Overview of Variable Length Attention#
In normal SDPA, sequences are expected to be a fixed length. In practice, this means that input tensors are often padded to the same length in a batch. However, this wastes both memory and compute through storing this padding and performing unnecessary computations. Variable length attention handles sequences of varying length by packing the tensors in a batch together and essentially collapsing the batch dimension.
However, we still need to maintain the boundaries between documents. To
do so, we compute cumulative sequence positions for query and key/value
that mark the end of documents. In the diagram below, doc 1 is 7 tokens
long, doc 2 is 10 tokens long, etc. so cu_seq_lens = [0, 7, 17, ...].

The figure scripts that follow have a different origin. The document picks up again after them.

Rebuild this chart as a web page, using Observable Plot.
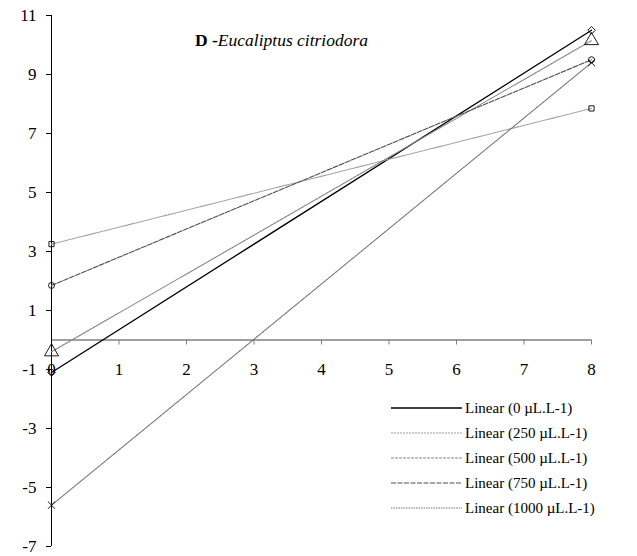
<!DOCTYPE html>
<html>
<head>
<meta charset="utf-8">
<script src="https://cdn.jsdelivr.net/npm/d3@7"></script>
<script src="https://cdn.jsdelivr.net/npm/@observablehq/plot@0.6"></script>
<style>
  body { margin: 0; background: #fff; }
  #wrap { position: relative; width: 637px; height: 556px; }
  #overlay { position: absolute; left: 0; top: 0; pointer-events: none; }
</style>
</head>
<body>
<div id="wrap">
  <div id="chart"></div>
</div>
<script>
// ---- data ----
const titleBold = "D -";
const titleItalic = "Eucaliptus citriodora";
const seriesNames = ["Linear (0 µL.L-1)", "Linear (250 µL.L-1)", "Linear (500 µL.L-1)", "Linear (750 µL.L-1)", "Linear (1000 µL.L-1)"];
const xValues = [0, 8];
const valuesAtStart = [-1.1, 3.25, -0.4, 1.85, -5.6];
const valuesAtEnd = [10.5, 7.85, 10.15, 9.5, 9.4];
const xTicks = [0, 1, 2, 3, 4, 5, 6, 7, 8];
const yTicks = [-7, -5, -3, -1, 1, 3, 5, 7, 9, 11];

// ---- styles ----
const serif = "'Liberation Serif', 'Times New Roman', Times, serif";
const lineColors = ["#000000", "#a0a0a0", "#858585", "#505050", "#747474"];
const lineDash = [null, "2,1", "3,1", "5,1.5", "1.5,1"];
const markerSymbols = ["diamond2", "square2", "triangle", "circle", "times"];
const markerR = [3.4, 3.3, 5.2, 3, 3.4];

const rows = [];
seriesNames.forEach((name, i) => {
  rows.push({series: name, idx: i, x: xValues[0], y: valuesAtStart[i]});
  rows.push({series: name, idx: i, x: xValues[1], y: valuesAtEnd[i]});
});

const marks = [
  Plot.ruleY([0], {stroke: "#808080", strokeWidth: 1.5}),
  Plot.ruleX(xTicks.filter(d => d > 0), {x: d => d, y1: 0, y2: 0, insetBottom: -5, stroke: "#808080"}),
  Plot.text(xTicks, {x: d => d, y: 0, dy: 30, text: d => String(d), fontSize: 17, fill: "#000"}),
  Plot.ruleX([0], {stroke: "#000"}),
  Plot.axisY({ticks: yTicks, tickSize: 5, tickPadding: 10, fontSize: 17, tickFormat: d => String(d), stroke: "#000", label: null})
];
seriesNames.forEach((name, i) => {
  const data = rows.filter(r => r.idx === i);
  marks.push(Plot.line(data, {x: "x", y: "y", stroke: lineColors[i], strokeWidth: i === 0 ? 1.3 : 1.1, strokeDasharray: lineDash[i]}));
});
seriesNames.forEach((name, i) => {
  const data = rows.filter(r => r.idx === i);
  marks.push(Plot.dot(data, {x: "x", y: "y", symbol: markerSymbols[i], r: markerR[i], stroke: "#000", fill: "none", strokeWidth: 0.9}));
});

const chart = Plot.plot({
  width: 637,
  height: 556,
  marginLeft: 51,
  marginRight: 46,
  marginTop: 15,
  marginBottom: 10,
  style: {fontFamily: serif, fontSize: "17px", background: "#fff", color: "#000"},
  x: {domain: [0, 8], axis: null},
  y: {domain: [-7, 11], axis: null},
  marks
});
document.getElementById("chart").appendChild(chart);

// ---- overlay: title and legend inside the plot area ----
const overlay = d3.select("#wrap").append("svg")
  .attr("id", "overlay").attr("width", 637).attr("height", 556)
  .attr("font-family", serif);

const title = overlay.append("text").attr("x", 195).attr("y", 46).attr("font-size", 17.5);
title.append("tspan").attr("font-weight", "bold").text(titleBold);
title.append("tspan").attr("font-style", "italic").text(titleItalic);

seriesNames.forEach((name, i) => {
  const yy = 408 + i * 25;
  overlay.append("line")
    .attr("x1", 391).attr("x2", 462).attr("y1", yy).attr("y2", yy)
    .attr("stroke", lineColors[i]).attr("stroke-width", i === 0 ? 1.3 : 1.1)
    .attr("stroke-dasharray", lineDash[i]);
  overlay.append("text")
    .attr("x", 465).attr("y", yy + 5)
    .attr("font-size", 15)
    .text(name);
});
</script>
</body>
</html>
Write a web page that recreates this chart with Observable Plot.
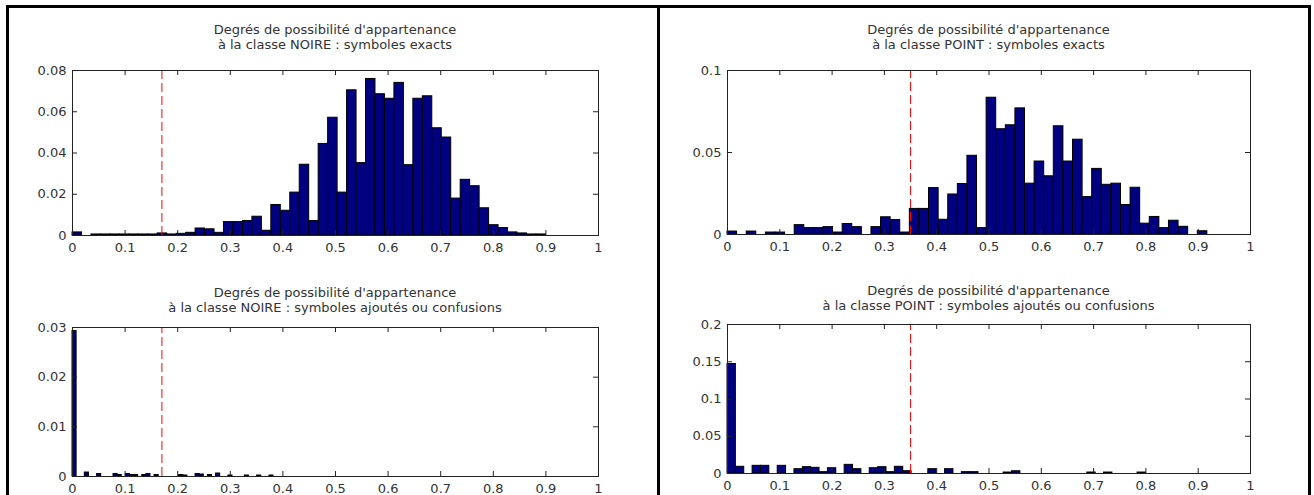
<!DOCTYPE html>
<html>
<head>
<meta charset="utf-8">
<script src="https://cdn.jsdelivr.net/npm/d3@7"></script>
<script src="https://cdn.jsdelivr.net/npm/@observablehq/plot@0.6"></script>
<style>
  html, body { margin: 0; padding: 0; background: #fff; }
  body { width: 1314px; height: 495px; overflow: hidden; position: relative; font-family: "DejaVu Sans", sans-serif; }
  #frame { position: absolute; left: 6px; top: 5px; width: 1299px; height: 600px; border: 3px solid #000; }
  #divider { position: absolute; left: 657px; top: 5px; width: 3px; height: 600px; background: #000; }
  .panel { position: absolute; }
  .title { position: absolute; text-align: center; font-size: 13px; line-height: 15px; color: #333; white-space: pre; }
</style>
</head>
<body>
<div id="frame"></div>
<div id="divider"></div>
<div id="root"></div>
<script>
// ---- Data (histogram bin heights; 50 bins each) ----
const noireExacts = [
  0.0015, 0, 0.0005, 0.0005, 0.0005, 0.0005, 0.0005, 0.0005, 0.0005, 0.001,
  0.0005, 0.0008, 0.0013, 0.0034, 0.003, 0.0013, 0.0065, 0.0065, 0.007, 0.0091,
  0.0023, 0.0148, 0.012, 0.0208, 0.0343, 0.007, 0.0444, 0.0571, 0.0208, 0.0704,
  0.0351, 0.0759, 0.0685, 0.0663, 0.074, 0.0341, 0.0663, 0.0675, 0.052, 0.0475,
  0.0179, 0.027, 0.0239, 0.0132, 0.005, 0.0036, 0.0015, 0.001, 0.0005, 0.0005
];
const pointExacts = [
  0.0018, 0, 0.0018, 0, 0.0012, 0.0012, 0, 0.0057, 0.0039, 0.0039,
  0.0045, 0.0012, 0.0064, 0.0045, 0, 0.0045, 0.0105, 0.0088, 0.0012, 0.0156,
  0.0156, 0.0283, 0.009, 0.0244, 0.0308, 0.048, 0.0039, 0.0834, 0.0642, 0.0666,
  0.0769, 0.031, 0.0445, 0.0355, 0.066, 0.0445, 0.0578, 0.0228, 0.04, 0.0303,
  0.031, 0.018, 0.0285, 0.0066, 0.0107, 0.0039, 0.0084, 0.0047, 0, 0.002
];
const noireAjoutes = [
  0.0293, 0, 0, 0.0008, 0, 0, 0.0005, 0, 0, 0,
  0.0005, 0.0003, 0, 0.0005, 0.0003, 0.0003, 0, 0.0003, 0.0005, 0,
  0.0003, 0, 0, 0, 0, 0, 0.0003, 0.0002, 0, 0,
  0.0005, 0.0004, 0, 0.0003, 0, 0.0006, 0, 0, 0.0002, 0,
  0, 0, 0.0002, 0, 0, 0.0002, 0, 0, 0.0002, 0
];
const pointAjoutes = [
  0.147, 0.009, 0, 0.0103, 0.0103, 0, 0.0103, 0, 0.0058, 0.0085,
  0.0076, 0.0018, 0.0071, 0, 0.0116, 0.0058, 0, 0.0071, 0.0085, 0.0018,
  0.009, 0.0031, 0, 0, 0.0058, 0, 0.0058, 0, 0.0018, 0.0018,
  0, 0, 0, 0.0013, 0.003, 0, 0, 0, 0, 0,
  0, 0, 0, 0.0013, 0, 0.0013, 0, 0, 0, 0.0013
];
// bin widths of each histogram
const binWidths = [0.018, 0.01835, 0.0078, 0.016];
// thresholds (red dashed lines)
const thresholds = [0.17, 0.35, 0.17, 0.35];

// ---- Tick values and labels ----
const xTicks = [0, 0.1, 0.2, 0.3, 0.4, 0.5, 0.6, 0.7, 0.8, 0.9, 1];
const xTickLabels = ["0", "0.1", "0.2", "0.3", "0.4", "0.5", "0.6", "0.7", "0.8", "0.9", "1"];
const yTicksNoireExacts = [0, 0.02, 0.04, 0.06, 0.08];
const yLabelsNoireExacts = ["0", "0.02", "0.04", "0.06", "0.08"];
const yTicksPointExacts = [0, 0.05, 0.1];
const yLabelsPointExacts = ["0", "0.05", "0.1"];
const yTicksNoireAjoutes = [0, 0.01, 0.02, 0.03];
const yLabelsNoireAjoutes = ["0", "0.01", "0.02", "0.03"];
const yTicksPointAjoutes = [0, 0.05, 0.1, 0.15, 0.2];
const yLabelsPointAjoutes = ["0", "0.05", "0.1", "0.15", "0.2"];

// ---- Titles ----
const titleLine1 = "Degrés de possibilité d'appartenance";
const titles = [
  "à la classe NOIRE : symboles exacts",
  "à la classe POINT : symboles exacts",
  "à la classe NOIRE : symboles ajoutés ou confusions",
  "à la classe POINT : symboles ajoutés ou confusions"
];

// ---- Layout of the four panels ----
const panels = [
  {values: noireExacts, w: binWidths[0], thr: thresholds[0], yTicks: yTicksNoireExacts, yLabels: yLabelsNoireExacts, yMax: 0.08,
   left: 0, top: 0, width: 657, height: 262, mt: 70, mb: 27, ml: 72, mr: 59, title: titles[0], titleTop: 22},
  {values: pointExacts, w: binWidths[1], thr: thresholds[1], yTicks: yTicksPointExacts, yLabels: yLabelsPointExacts, yMax: 0.1,
   left: 660, top: 0, width: 654, height: 262, mt: 70, mb: 28, ml: 67, mr: 64, title: titles[1], titleTop: 22},
  {values: noireAjoutes, w: binWidths[2], thr: thresholds[2], yTicks: yTicksNoireAjoutes, yLabels: yLabelsNoireAjoutes, yMax: 0.03,
   left: 0, top: 262, width: 657, height: 233, mt: 65, mb: 19, ml: 72, mr: 59, title: titles[2], titleTop: 285},
  {values: pointAjoutes, w: binWidths[3], thr: thresholds[3], yTicks: yTicksPointAjoutes, yLabels: yLabelsPointAjoutes, yMax: 0.2,
   left: 660, top: 262, width: 654, height: 233, mt: 62, mb: 22, ml: 67, mr: 64, title: titles[3], titleTop: 283}
];

const root = document.getElementById("root");
const xLabelMap = new Map(xTicks.map((t, i) => [t, xTickLabels[i]]));

for (const p of panels) {
  const data = p.values.map((v, i) => ({x1: i * p.w, x2: (i + 1) * p.w, v})).filter(d => d.v > 0);
  const H = p.height - p.mt - p.mb;
  const W = p.width - p.ml - p.mr;
  const yLabelMap = new Map(p.yTicks.map((t, i) => [t, p.yLabels[i]]));
  const ink = "#222";
  const chart = Plot.plot({
    width: p.width,
    height: p.height,
    marginTop: p.mt, marginBottom: p.mb, marginLeft: p.ml, marginRight: p.mr,
    style: {fontFamily: "DejaVu Sans, sans-serif", fontSize: "13px", color: "#333", background: "transparent", overflow: "visible", maxWidth: "none"},
    x: {domain: [0, 1], label: null},
    y: {domain: [0, p.yMax], label: null},
    marks: [
      Plot.rect(data, {x1: "x1", x2: "x2", y1: 0, y2: "v", fill: "#000080", stroke: "#000", strokeWidth: 1}),
      Plot.ruleX([p.thr], {x: d => d, y1: 0, y2: p.yMax, stroke: "#ff0000", strokeWidth: 1, strokeDasharray: "9,4"}),
      Plot.ruleX(xTicks, {x: d => d, insetTop: H - 5, stroke: ink}),
      Plot.ruleX(xTicks, {x: d => d, insetBottom: H - 5, stroke: ink}),
      Plot.ruleY(p.yTicks, {y: d => d, insetRight: W - 5, stroke: ink}),
      Plot.ruleY(p.yTicks, {y: d => d, insetLeft: W - 5, stroke: ink}),
      Plot.frame({stroke: ink}),
      Plot.axisX(xTicks, {tickSize: 0, tickPadding: 7, tickFormat: d => xLabelMap.get(d), fill: "#333"}),
      Plot.axisY(p.yTicks, {tickSize: 0, tickPadding: 6, tickFormat: d => yLabelMap.get(d), fill: "#333"})
    ]
  });
  const div = document.createElement("div");
  div.className = "panel";
  div.style.left = p.left + "px";
  div.style.top = p.top + "px";
  div.appendChild(chart);
  root.appendChild(div);

  const t = document.createElement("div");
  t.className = "title";
  t.style.left = (p.left + p.ml) + "px";
  t.style.width = W + "px";
  t.style.top = p.titleTop + "px";
  t.textContent = titleLine1 + "\n" + p.title;
  root.appendChild(t);
}
</script>
</body>
</html>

Padding vs Packing Diagram#
Note that NestedTensor is another way to enable
variable length with packed tensors (see tutorial
here).
Definition#
Below is the definition of varlen_attn which returns the output
tensor from the attention computation.
def varlen_attn(
query: torch.Tensor,
key: torch.Tensor,
value: torch.Tensor,
cu_seq_q: torch.Tensor,
cu_seq_k: torch.Tensor,
max_q: int,
max_k: int,
is_causal: bool = False,
return_aux: AuxRequest | None = None,
) -> torch.Tensor | tuple[torch.Tensor, torch.Tensor]:
query, key, and value correspond to the q, k, and
v of the packed input. cu_seq_q and cu_seq_k are the
cumulative indices for query and key/value, respectively. These mark the
logical boundaries that separate the documents in our input. max_q
and max_k are the maximum sequence lengths of query and key,
respectively. is_causal applies causal masking if set to True and
return_aux specifies which auxiliary outputs to return (ie lse).
Note on causal masking
When is_causal is set to True, causal masking is applied which means
that tokens can only attend to previous tokens. For bidirectional
attention, set this flag to False.
In torchtitan (PyTorch’s pretraining framework), we set
is_causal = True uniformly to prevent the model from cheating and
artificially driving the loss down too quickly.
Example#
Let’s walk through a simple example of how we would use varlen_attn
in the context of training a Transformer model.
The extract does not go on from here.